The White House Correspondents Association announced Tuesday that it will reschedule its annual dinner for Friday, July 24, after the first attempt was interrupted by a potential assassination attempt against President Donald Trump. The event, originally set to mark Trump’s first appearance at the dinner since returning to office, will now take place with what the organization calls “significantly enhanced safety measures and new access procedures.”
WHCA president Weijia Jiang told members in a letter that the decision to reschedule came after “thoughtful consideration and input from our members, particularly on the security front.” Cole Thomas Allen, a 31-year-old teacher from California, was charged with attempting to assassinate the president during the original event at the Washington Hilton.
The dinner that became a crime scene
The White House Correspondents Dinner has been a fixture of the Washington social calendar for over a century, billed as a celebration of journalism and the First Amendment. This year carried particular weight because Trump, who skipped the dinner throughout his first term, had agreed to attend and deliver remarks. The evening ended when authorities responded to an incident in which Allen was able to get close to an assemblage of journalists, news executives, and government officials.

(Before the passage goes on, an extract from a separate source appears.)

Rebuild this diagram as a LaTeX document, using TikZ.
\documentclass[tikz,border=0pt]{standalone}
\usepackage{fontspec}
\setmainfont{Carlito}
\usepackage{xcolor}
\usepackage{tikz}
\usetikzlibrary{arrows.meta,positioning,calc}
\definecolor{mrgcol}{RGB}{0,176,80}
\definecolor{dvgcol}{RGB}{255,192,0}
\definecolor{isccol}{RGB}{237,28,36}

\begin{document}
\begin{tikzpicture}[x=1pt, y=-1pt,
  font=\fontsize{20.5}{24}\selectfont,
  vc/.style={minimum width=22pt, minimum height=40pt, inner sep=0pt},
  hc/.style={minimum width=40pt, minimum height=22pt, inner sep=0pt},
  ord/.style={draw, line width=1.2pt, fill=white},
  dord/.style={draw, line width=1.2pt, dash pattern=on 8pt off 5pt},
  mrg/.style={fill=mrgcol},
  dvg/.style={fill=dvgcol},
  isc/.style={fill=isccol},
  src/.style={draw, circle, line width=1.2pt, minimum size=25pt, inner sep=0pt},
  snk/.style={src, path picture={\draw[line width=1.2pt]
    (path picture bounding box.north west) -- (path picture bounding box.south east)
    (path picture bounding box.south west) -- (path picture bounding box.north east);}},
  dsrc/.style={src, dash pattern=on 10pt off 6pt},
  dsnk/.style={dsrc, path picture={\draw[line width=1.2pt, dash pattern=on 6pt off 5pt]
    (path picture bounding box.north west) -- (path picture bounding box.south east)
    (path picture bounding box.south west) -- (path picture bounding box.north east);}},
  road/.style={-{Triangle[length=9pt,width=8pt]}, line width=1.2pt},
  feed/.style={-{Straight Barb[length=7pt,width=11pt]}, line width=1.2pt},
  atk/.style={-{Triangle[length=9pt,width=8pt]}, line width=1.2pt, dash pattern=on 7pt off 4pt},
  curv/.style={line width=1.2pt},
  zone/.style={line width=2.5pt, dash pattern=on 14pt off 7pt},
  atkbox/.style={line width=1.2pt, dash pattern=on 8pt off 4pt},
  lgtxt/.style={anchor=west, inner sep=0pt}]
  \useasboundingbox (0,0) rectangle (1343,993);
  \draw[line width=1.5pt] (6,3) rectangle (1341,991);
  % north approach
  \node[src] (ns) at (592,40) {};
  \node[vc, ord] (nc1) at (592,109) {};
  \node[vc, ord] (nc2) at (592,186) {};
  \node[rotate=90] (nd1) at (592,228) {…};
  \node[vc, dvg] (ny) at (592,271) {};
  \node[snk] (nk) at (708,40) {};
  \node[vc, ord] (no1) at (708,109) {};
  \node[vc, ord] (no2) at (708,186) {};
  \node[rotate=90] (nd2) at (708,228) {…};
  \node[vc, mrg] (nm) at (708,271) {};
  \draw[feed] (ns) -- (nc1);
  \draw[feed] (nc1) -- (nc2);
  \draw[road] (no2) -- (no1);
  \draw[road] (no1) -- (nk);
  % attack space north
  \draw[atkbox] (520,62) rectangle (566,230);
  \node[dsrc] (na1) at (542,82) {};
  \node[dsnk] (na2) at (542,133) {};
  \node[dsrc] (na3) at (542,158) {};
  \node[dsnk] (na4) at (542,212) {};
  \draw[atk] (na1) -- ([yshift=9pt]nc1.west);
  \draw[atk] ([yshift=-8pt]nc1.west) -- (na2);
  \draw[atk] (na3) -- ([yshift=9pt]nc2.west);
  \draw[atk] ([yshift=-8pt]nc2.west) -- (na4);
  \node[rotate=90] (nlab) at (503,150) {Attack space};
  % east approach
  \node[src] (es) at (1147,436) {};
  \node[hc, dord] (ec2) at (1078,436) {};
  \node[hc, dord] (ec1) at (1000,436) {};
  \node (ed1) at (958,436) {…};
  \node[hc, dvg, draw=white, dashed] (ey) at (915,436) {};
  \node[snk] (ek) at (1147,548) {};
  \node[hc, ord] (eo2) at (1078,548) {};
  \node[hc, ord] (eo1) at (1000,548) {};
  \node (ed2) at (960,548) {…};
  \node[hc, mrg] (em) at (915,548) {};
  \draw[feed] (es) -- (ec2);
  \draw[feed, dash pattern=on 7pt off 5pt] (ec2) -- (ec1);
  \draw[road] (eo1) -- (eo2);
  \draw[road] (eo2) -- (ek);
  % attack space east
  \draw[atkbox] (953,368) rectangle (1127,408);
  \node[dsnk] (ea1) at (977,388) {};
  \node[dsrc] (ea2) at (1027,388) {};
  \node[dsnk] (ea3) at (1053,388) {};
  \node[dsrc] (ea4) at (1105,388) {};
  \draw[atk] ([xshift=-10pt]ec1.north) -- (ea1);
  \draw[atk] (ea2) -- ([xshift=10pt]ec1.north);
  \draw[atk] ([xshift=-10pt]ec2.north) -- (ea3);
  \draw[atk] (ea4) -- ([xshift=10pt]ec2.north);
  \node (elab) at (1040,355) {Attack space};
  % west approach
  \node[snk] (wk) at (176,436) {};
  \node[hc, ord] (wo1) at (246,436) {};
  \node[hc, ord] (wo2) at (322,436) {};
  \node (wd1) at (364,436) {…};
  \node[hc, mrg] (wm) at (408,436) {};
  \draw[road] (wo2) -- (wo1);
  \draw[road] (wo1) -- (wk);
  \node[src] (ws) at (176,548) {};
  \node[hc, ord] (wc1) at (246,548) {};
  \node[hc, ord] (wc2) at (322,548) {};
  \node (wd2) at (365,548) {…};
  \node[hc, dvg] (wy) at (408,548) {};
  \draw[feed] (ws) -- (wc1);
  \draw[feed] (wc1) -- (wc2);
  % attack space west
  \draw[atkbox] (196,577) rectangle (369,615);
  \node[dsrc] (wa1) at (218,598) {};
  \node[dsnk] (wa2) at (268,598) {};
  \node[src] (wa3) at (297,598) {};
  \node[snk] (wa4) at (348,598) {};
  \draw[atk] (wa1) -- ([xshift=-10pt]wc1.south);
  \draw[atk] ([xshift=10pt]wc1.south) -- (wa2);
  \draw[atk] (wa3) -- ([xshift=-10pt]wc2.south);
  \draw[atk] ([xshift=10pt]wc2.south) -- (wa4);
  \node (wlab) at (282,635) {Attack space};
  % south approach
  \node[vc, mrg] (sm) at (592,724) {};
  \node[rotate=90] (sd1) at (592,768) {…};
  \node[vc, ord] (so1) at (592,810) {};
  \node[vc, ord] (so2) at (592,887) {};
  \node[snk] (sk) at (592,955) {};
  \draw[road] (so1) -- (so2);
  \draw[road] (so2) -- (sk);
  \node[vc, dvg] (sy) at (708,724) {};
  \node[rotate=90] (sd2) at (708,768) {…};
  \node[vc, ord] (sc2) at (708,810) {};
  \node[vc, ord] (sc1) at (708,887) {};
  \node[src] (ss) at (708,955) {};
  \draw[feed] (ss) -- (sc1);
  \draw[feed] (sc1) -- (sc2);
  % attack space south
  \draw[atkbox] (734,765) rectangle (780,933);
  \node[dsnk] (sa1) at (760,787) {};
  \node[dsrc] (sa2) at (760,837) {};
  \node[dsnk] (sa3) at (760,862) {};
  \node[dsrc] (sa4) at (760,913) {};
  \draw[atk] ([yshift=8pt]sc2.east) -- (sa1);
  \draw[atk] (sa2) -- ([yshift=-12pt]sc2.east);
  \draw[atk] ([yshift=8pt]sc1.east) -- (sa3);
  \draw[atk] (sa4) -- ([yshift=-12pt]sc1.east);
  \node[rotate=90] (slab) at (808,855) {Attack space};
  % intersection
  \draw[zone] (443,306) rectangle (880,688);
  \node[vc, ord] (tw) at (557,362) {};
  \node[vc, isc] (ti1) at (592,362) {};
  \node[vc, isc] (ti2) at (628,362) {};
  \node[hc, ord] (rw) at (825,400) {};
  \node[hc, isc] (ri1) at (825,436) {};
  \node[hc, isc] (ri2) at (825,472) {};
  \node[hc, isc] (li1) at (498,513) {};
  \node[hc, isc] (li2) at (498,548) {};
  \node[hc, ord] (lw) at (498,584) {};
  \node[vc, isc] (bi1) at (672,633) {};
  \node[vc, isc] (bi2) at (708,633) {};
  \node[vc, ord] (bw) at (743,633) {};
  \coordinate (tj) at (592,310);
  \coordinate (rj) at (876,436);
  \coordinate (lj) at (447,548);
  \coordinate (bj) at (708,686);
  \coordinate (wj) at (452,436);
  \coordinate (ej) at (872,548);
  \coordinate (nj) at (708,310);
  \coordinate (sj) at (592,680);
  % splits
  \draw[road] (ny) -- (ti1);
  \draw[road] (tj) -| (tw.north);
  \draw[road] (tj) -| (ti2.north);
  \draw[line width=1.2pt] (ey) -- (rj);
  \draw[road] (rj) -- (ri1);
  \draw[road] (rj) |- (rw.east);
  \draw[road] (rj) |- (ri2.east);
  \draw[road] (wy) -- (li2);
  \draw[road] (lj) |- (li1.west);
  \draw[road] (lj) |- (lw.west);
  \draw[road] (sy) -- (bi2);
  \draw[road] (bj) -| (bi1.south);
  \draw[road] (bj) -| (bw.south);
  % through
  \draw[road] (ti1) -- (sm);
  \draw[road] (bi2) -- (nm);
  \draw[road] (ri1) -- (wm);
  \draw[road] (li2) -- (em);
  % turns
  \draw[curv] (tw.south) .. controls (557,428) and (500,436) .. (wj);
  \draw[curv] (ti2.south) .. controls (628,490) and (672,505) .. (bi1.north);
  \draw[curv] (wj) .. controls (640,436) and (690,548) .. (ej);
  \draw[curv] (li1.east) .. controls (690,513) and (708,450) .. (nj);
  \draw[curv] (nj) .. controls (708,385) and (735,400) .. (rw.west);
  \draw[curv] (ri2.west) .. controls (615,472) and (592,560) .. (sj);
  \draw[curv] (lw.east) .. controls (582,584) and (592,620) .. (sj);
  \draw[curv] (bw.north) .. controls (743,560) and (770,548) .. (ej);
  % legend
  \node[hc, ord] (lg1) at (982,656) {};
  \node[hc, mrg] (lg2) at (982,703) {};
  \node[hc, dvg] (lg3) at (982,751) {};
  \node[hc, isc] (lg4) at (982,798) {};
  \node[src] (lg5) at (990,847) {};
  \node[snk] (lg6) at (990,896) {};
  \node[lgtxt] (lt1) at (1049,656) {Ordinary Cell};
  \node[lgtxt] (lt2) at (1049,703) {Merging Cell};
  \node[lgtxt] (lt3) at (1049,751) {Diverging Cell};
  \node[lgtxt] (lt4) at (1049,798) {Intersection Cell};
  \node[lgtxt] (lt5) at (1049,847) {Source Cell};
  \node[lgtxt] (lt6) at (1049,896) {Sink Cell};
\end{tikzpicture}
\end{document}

One officer was injured. Jiang thanked the Secret Service, law enforcement, and hotel staff “whose swift response protected our guests and our staff.”

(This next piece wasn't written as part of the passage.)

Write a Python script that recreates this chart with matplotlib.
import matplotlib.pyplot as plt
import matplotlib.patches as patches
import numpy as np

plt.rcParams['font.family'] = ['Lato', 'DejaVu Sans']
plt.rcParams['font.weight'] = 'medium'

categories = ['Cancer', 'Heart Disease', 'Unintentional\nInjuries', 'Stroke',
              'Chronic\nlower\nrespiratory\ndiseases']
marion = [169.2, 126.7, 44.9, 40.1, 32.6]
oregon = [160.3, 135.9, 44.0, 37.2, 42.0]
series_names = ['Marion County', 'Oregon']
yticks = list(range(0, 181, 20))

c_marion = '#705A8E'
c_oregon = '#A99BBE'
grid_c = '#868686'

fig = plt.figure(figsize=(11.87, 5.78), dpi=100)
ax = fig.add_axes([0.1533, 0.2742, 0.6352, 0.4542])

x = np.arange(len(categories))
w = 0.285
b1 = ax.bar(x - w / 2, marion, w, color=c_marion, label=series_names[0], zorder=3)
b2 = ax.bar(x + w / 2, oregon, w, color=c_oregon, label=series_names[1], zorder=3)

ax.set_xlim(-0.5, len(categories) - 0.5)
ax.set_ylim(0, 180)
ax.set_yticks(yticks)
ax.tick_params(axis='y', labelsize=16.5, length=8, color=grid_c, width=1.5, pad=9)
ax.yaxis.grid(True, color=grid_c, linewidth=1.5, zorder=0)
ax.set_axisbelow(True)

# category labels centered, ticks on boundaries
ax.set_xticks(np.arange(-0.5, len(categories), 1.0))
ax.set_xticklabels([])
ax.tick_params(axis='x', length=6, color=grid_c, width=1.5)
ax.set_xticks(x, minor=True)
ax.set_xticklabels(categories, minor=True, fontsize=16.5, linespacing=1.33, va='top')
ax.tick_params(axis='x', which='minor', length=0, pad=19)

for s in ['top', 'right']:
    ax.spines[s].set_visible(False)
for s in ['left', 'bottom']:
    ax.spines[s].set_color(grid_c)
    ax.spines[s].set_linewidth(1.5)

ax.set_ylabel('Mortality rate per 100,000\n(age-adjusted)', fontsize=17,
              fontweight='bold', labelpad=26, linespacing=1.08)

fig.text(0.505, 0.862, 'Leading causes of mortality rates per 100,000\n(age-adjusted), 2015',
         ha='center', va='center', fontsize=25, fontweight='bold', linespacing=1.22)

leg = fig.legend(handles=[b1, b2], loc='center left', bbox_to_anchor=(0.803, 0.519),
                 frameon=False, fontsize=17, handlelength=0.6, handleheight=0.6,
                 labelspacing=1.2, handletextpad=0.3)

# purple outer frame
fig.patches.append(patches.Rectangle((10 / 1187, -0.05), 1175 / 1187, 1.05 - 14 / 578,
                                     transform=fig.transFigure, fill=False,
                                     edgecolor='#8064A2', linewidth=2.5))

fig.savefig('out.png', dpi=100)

Security just became the headline
An event designed to celebrate the press and the First Amendment now requires the kind of security typically reserved for major state functions. The dinner has always had a security presence, but the phrase “significantly enhanced safety measures” is doing a lot of work in a letter that does not specify what those measures will be or how much they will cost.
The WHCA is now hosting a celebration of American democratic ideals at an event where the primary concern is whether someone will attempt to kill the president again.
What comes next
Jiang did not indicate whether Trump plans to attend the rescheduled dinner. That question is now the central tension. If Trump attends, the event becomes a statement about resilience. If he does not, the dinner becomes security theater with an empty chair at the center.

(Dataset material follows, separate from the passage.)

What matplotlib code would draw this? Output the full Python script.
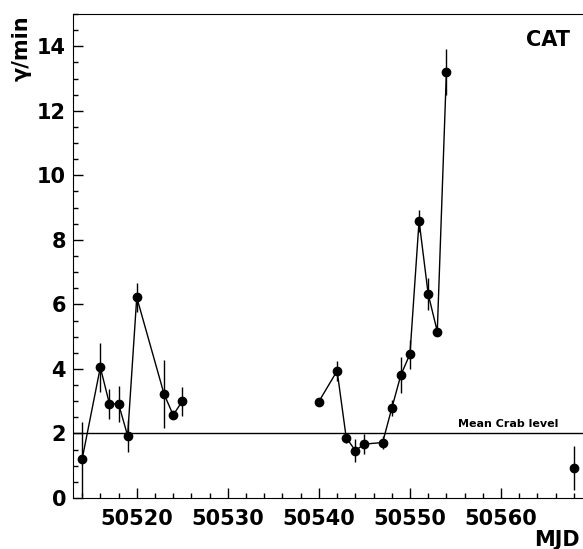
import matplotlib
matplotlib.use('Agg')
import matplotlib.pyplot as plt
from matplotlib.ticker import MultipleLocator

# Light curve data (MJD, gamma rate per minute, error)
mjd_a = [50514, 50516, 50517, 50518, 50519, 50520, 50523, 50524, 50525]
rate_a = [1.2, 4.05, 2.92, 2.92, 1.93, 6.22, 3.22, 2.57, 3.0]
err_a = [1.15, 0.75, 0.47, 0.55, 0.5, 0.45, 1.05, 0.1, 0.45]

mjd_b = [50540, 50542, 50543, 50544, 50545, 50547, 50548, 50549, 50550,
         50551, 50552, 50553, 50554]
rate_b = [2.99, 3.94, 1.87, 1.47, 1.67, 1.72, 2.78, 3.81, 4.46,
          8.59, 6.32, 5.16, 13.2]
err_b = [0.1, 0.3, 0.15, 0.35, 0.3, 0.2, 0.25, 0.55, 0.45,
         0.35, 0.5, 0.1, 0.7]

mjd_c = [50568]
rate_c = [0.94]
err_c = [0.68]

crab_level = 2.0

fig = plt.figure(figsize=(5.83, 5.49), dpi=100)
ax = fig.add_axes([73 / 583, 1 - 498 / 549, 1 - 73 / 583, (498 - 14) / 549])

style = dict(fmt='o', color='black', ms=6, lw=1, elinewidth=1, capsize=0)
ax.errorbar(mjd_a, rate_a, yerr=err_a, linestyle='-', **style)
ax.errorbar(mjd_b, rate_b, yerr=err_b, linestyle='-', **style)
ax.errorbar(mjd_c, rate_c, yerr=err_c, linestyle='none', **style)

# mean Crab level
ax.axhline(crab_level, color='black', lw=1)
ax.text(50566.3, crab_level + 0.15, 'Mean Crab level', fontsize=8,
        fontweight='bold', ha='right', va='bottom')

ax.text(50567.6, 14.2, 'CAT', fontsize=15, fontweight='bold',
        ha='right', va='center')

ax.set_xlim(50513, 50569)
ax.set_ylim(0, 15)
ax.xaxis.set_major_locator(MultipleLocator(10))
ax.xaxis.set_minor_locator(MultipleLocator(2))
ax.yaxis.set_major_locator(MultipleLocator(2))
ax.yaxis.set_minor_locator(MultipleLocator(0.5))
ax.tick_params(which='both', direction='in', labelsize=15, width=1)
ax.tick_params(which='major', length=7)
ax.tick_params(which='minor', length=3.5)
ax.tick_params(axis='x', pad=8)
ax.tick_params(axis='y', pad=5)
for lab in ax.get_xticklabels() + ax.get_yticklabels():
    lab.set_fontweight('bold')
ax.spines['right'].set_visible(False)

fig.text(580 / 583, 1 - 540 / 549, 'MJD', fontsize=15, fontweight='bold',
         ha='right', va='center')
fig.text(22 / 583, 1 - 15 / 549, 'γ/min', fontsize=15, fontweight='bold',
         rotation=90, ha='center', va='top')

fig.savefig('out.png', dpi=100)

The WHCA has framed the decision to reschedule as a choice, not an obligation. Jiang said, “We will not allow an act of violence to have the last word, especially during a year when we are reflecting on the 250th anniversary of America and everything we stand for.” The event is now explicitly positioned as a response to violence, which means its success will be measured not by the quality of the jokes or the celebrity attendance, but by whether everyone makes it through the night without incident.
The dinner will also test whether the press corps can pull off a celebration of journalism in a room where the Secret Service will likely outnumber the reporters.
The question nobody’s answering yet
The WHCA says it will share additional security details directly with attendees. What it has not said is how much those enhanced measures will cost, who will pay for them, or whether the dinner’s traditional format can survive the level of security now required.
The real question is whether the White House Correspondents Dinner, as it has existed for over a century, can still function in an environment where the president’s attendance requires the kind of security that turns a ballroom into a fortress. And if it can’t, what exactly are we celebrating?